Posted by Admin on October 1, 2009

IAFThe Indian Air Force has appealed to the government to allow its helicopters currently deployed in anti-Naxalite operations to fire in self defence. “We have put the case up to the Ministry of Defence to fire back in self-defence,” air force chief Air Chief Marshal P V Naik said. The air chief was addressing the media at the chief’s customary air force week media briefing.

The IAF lost a flight engineer to ground-based Naxal fire in November last year after which the air force has been taking several tactical measures to protect helicopters and crew. Senior IAF officials said only the Russian-built Mi-17 medium lift helicopters were being used as they were armored. Crew have been issued bullet-proof vests.

The November 2008 incident occurred in Bijapur district in Chhatisgarh where an IAF Mi-17 deployed for state election duty came under machine gun fire from the Maoists. The bullets hit the rotors, engine and fuselage, killing a flight engineer Sergeant Mustafa Ali but the pilot managed to take off to safety. Senior IAF officials say the incident illustrates the vulnerability of helicopters to ground-based fire particularly during landing and take off. The measures being contemplated include fitting the Mi-17s with 7.62 mm Light and Medium Machine Guns to be able to return fire in self-defence or in the general area of the source of the fire to allow the chopper to land or take off safely.

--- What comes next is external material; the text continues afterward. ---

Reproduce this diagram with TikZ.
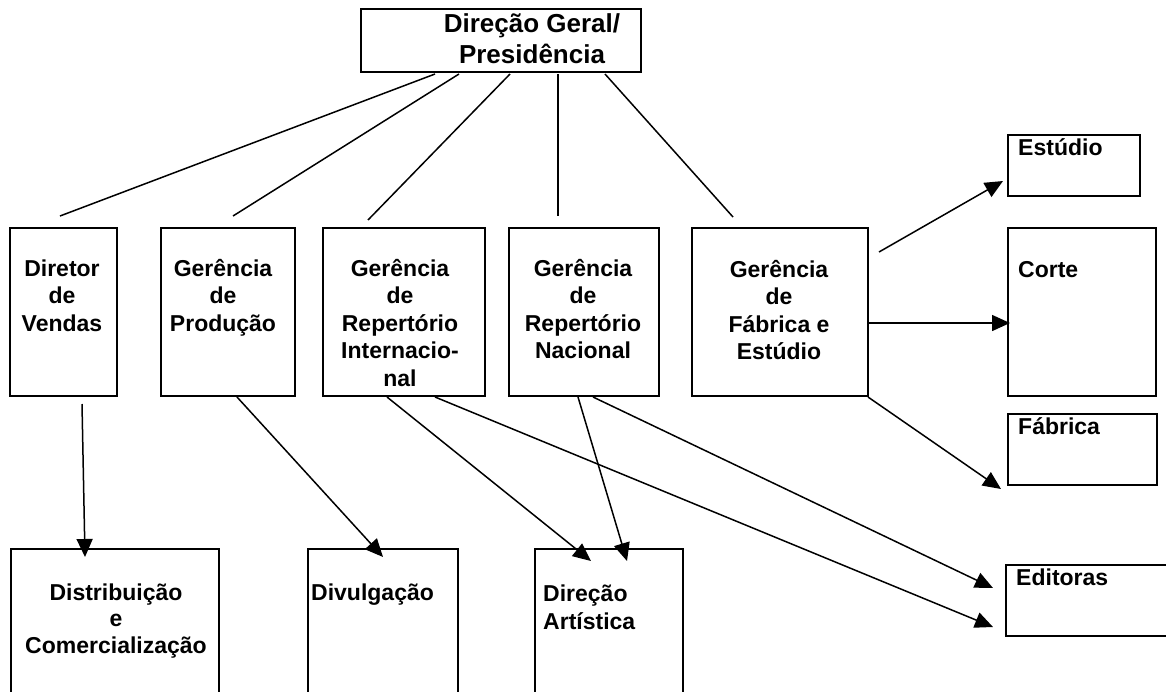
\documentclass[tikz,border=0pt]{standalone}
\usepackage{fontspec}
\setmainfont{Liberation Sans}
\usetikzlibrary{arrows.meta,calc}
\begin{document}
\begin{tikzpicture}[x=1pt,y=-1pt,
  box/.style={draw, line width=2pt, inner sep=0pt, anchor=north west},
  lbl/.style={inner sep=0pt, anchor=base, font=\fontsize{23}{27.5}\selectfont\bfseries},
  lbll/.style={lbl, anchor=base west},
  conn/.style={line width=1.5pt},
  arr/.style={line width=1.5pt, -{Triangle[length=18pt,width=16pt]}}]
\useasboundingbox (0,0) rectangle (1166,691);
\clip (0,0) rectangle (1166,691);

% boxes
\node[box, minimum width=280pt, minimum height=63pt] (dg) at (360,8) {};
\node[box, minimum width=107pt, minimum height=168pt] (dv) at (9,227) {};
\node[box, minimum width=134pt, minimum height=168pt] (gp) at (160,227) {};
\node[box, minimum width=162pt, minimum height=168pt] (gri) at (322,227) {};
\node[box, minimum width=150pt, minimum height=168pt] (grn) at (508,227) {};
\node[box, minimum width=176pt, minimum height=168pt] (gfe) at (691,227) {};
\node[box, minimum width=132pt, minimum height=61pt] (est) at (1007,134) {};
\node[box, minimum width=148pt, minimum height=168pt] (cor) at (1007,227) {};
\node[box, minimum width=149pt, minimum height=71pt] (fab) at (1007,413) {};
\node[box, minimum width=180pt, minimum height=71pt] (ed) at (1005,564) {};
\node[box, minimum width=208pt, minimum height=170pt] (dc) at (10,548) {};
\node[box, minimum width=150pt, minimum height=170pt] (dvg) at (307,548) {};
\node[box, minimum width=148pt, minimum height=170pt] (da) at (534,548) {};

% texts
\node[lbl, font=\fontsize{26}{31}\selectfont\bfseries] (tdg) at (532,32)
  {\begin{tabular}[t]{@{}c@{}}Direção Geral/\\Presidência\end{tabular}};
\node[lbl] (tdv) at (62,276) {\begin{tabular}[t]{@{}c@{}}Diretor\\de\\Vendas\end{tabular}};
\node[lbl] (tgp) at (223,276) {\begin{tabular}[t]{@{}c@{}}Gerência\\de\\Produção\end{tabular}};
\node[lbl] (tgri) at (400,276) {\begin{tabular}[t]{@{}c@{}}Gerência\\de\\Repertório\\Internacio-\\nal\end{tabular}};
\node[lbl] (tgrn) at (583,276) {\begin{tabular}[t]{@{}c@{}}Gerência\\de\\Repertório\\Nacional\end{tabular}};
\node[lbl] (tgfe) at (779,277) {\begin{tabular}[t]{@{}c@{}}Gerência\\de\\Fábrica e\\Estúdio\end{tabular}};
\node[lbll] (test) at (1018,155) {Estúdio};
\node[lbll] (tcor) at (1018,277) {Corte};
\node[lbll] (tfab) at (1018,434) {Fábrica};
\node[lbll] (ted) at (1016,585) {Editoras};
\node[lbl, font=\fontsize{23}{26.5}\selectfont\bfseries] (tdc) at (116,600)
  {\begin{tabular}[t]{@{}c@{}}Distribuição\\e\\Comercialização\end{tabular}};
\node[lbll] (tdvg) at (311,600) {Divulgação};
\node[lbll, font=\fontsize{23}{28}\selectfont\bfseries] (tda) at (543,601)
  {\begin{tabular}[t]{@{}l@{}}Direção\\Artística\end{tabular}};

% connectors from the top
\draw[conn] ($(dg.south west)+(75,1)$) -- ($(dv.north west)+(51,-11)$);
\draw[conn] ($(dg.south west)+(99,1)$) -- ($(gp.north west)+(73,-11)$);
\draw[conn] ($(dg.south west)+(150,1)$) -- ($(gri.north west)+(46,-7)$);
\draw[conn] ($(dg.south west)+(198,1)$) -- ($(grn.north west)+(50,-11)$);
\draw[conn] ($(dg.south west)+(245,1)$) -- ($(gfe.north west)+(42,-10)$);

% arrows
\draw[arr] ($(dv.south west)+(73,7)$) -- ($(dc.north west)+(75,9)$);
\draw[arr] ($(gp.south west)+(77,0)$) -- ($(dvg.north west)+(76,9)$);
\draw[arr] ($(gri.south west)+(65,0)$) -- ($(da.north west)+(57,13)$);
\draw[arr] ($(gri.south west)+(113,0)$) -- ($(ed.north west)+(-12,63)$);
\draw[arr] ($(grn.south west)+(70,0)$) -- ($(da.north west)+(93,13)$);
\draw[arr] ($(grn.south west)+(85,0)$) -- ($(ed.north west)+(-12,24)$);
\draw[arr] ($(gfe.north east)+(10,25)$) -- ($(est.north west)+(-4,47)$);
\draw[arr] ($(gfe.north east)+(0,96)$) -- ($(cor.north west)+(3,96)$);
\draw[arr] ($(gfe.south east)+(-1,0)$) -- ($(fab.north west)+(-6,76)$);
\end{tikzpicture}
\end{document}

The air chief, however, ruled out the deployment of IAF assets in an offensive role stating that such a decision would have to be taken ‘at a very very high level’ because it was against Indian citizens and only if the opposing party was declared an enemy of the state.

The IAF has deployed around six Mi-17s for anti-Naxal operations but mainly for ferrying police and paramilitary personnel and in casualty evacuation roles. Air Chief Marshal Naik said that the IAF was insisting on 1.5 km sanitization of the landing ground, 500 metres more than required to ensure no armed Maoists could target their choppers. A senior IAF official said that the IAF had ‘good faith’ in the ability of the state police personnel to be able to secure the landing grounds.